O ator bonequeiro está sempre escondido, mas há muita história para ser contada. Nessa pesquisa, Cleomir e Tatiane buscaram os artistas bonequeiros em suas casas, em seus locais de trabalho, em seus ateliers. Através uma cartografia afetiva pela cidade de Fortaleza e sua zona metropolitana, catalogaram dez bonequeiros e bonequeiras, percorrendo um total de 150 quilômetros, sempre em suas bicicletas! Esses encontros propiciaram boas entrevistas gravadas em vídeo e uma série de fotografias que se tornou o produto final do projeto, sob a forma de cartões-postais. São imagens que falam sobre a relação dos criadores com suas criaturas, a forma de trabalho, as técnicas usadas e toda a inventividade desses artistas que raramente são vistos, pois brincam ocultos atrás da empanada!

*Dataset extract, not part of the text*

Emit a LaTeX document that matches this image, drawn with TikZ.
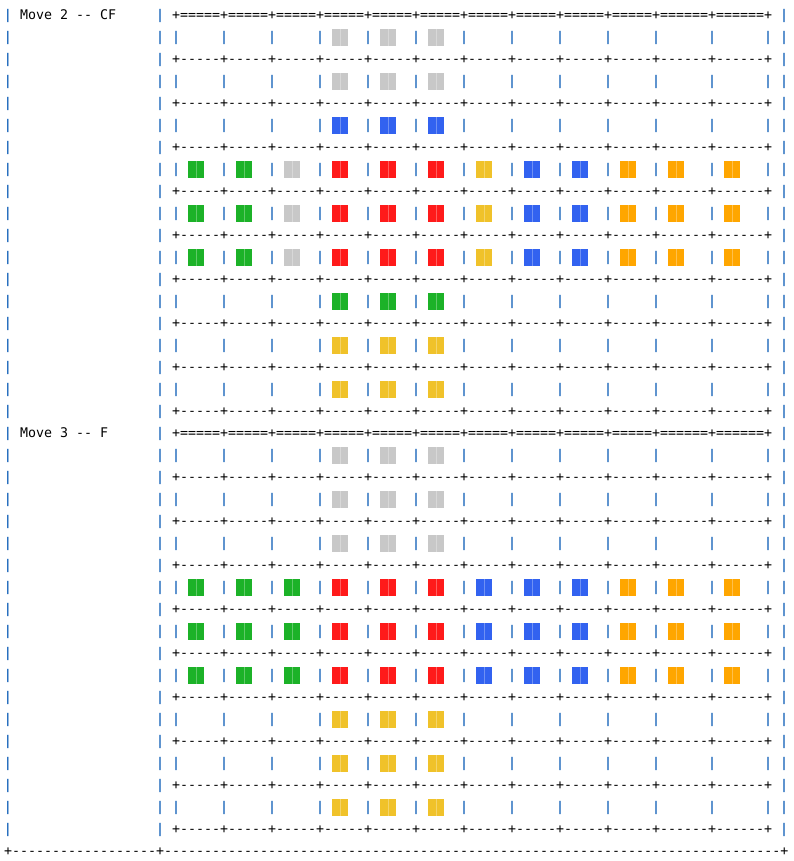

SOBRE O PROCESSO DA PESQUISA MESMO, AS ENTREVISTAS E A RIQUEZA DAS CONVERSAS
Tatiane Sousa - Atriz, bonequeira, poeta, encenadora, educadora e produtora
A pesquisa, desde começo, se propunha a ouvir o bonequeiro, espiar para dentro da empanada e construir um olhar sobre o botar boneco. No percurso de mais de 150 km pedalando, fomos percebendo que ela ganhava a cada visita, os contornos da alteridade, pois a partir das memórias de todos os bonequeiros, fomos olhando para nossa própria trajetória. Foram momentos de muito reconhecimento, em que imergimos num espaço-tempo paralelo, em que as horas corriam e a gente e nem via. E íamos para casa pedalando inebriados com histórias e mais histórias, que falavam de uma cidade feita de boneco.
augusto bonequeiro
“Um dia casualmente, eu tava sentado, isso foi na Casa de Bonecos. Ele sentado assim, e eu sentado olhando pra ele. Aí eu digo: rapaz, o que é que eu vou fazer contigo? E aí eu comecei a mexer com ele, virei a cabeça dele pra mim. E aí eu digo: será que dá pra conversar com ele assim? Comecei a experimentar conversar com ele assim.”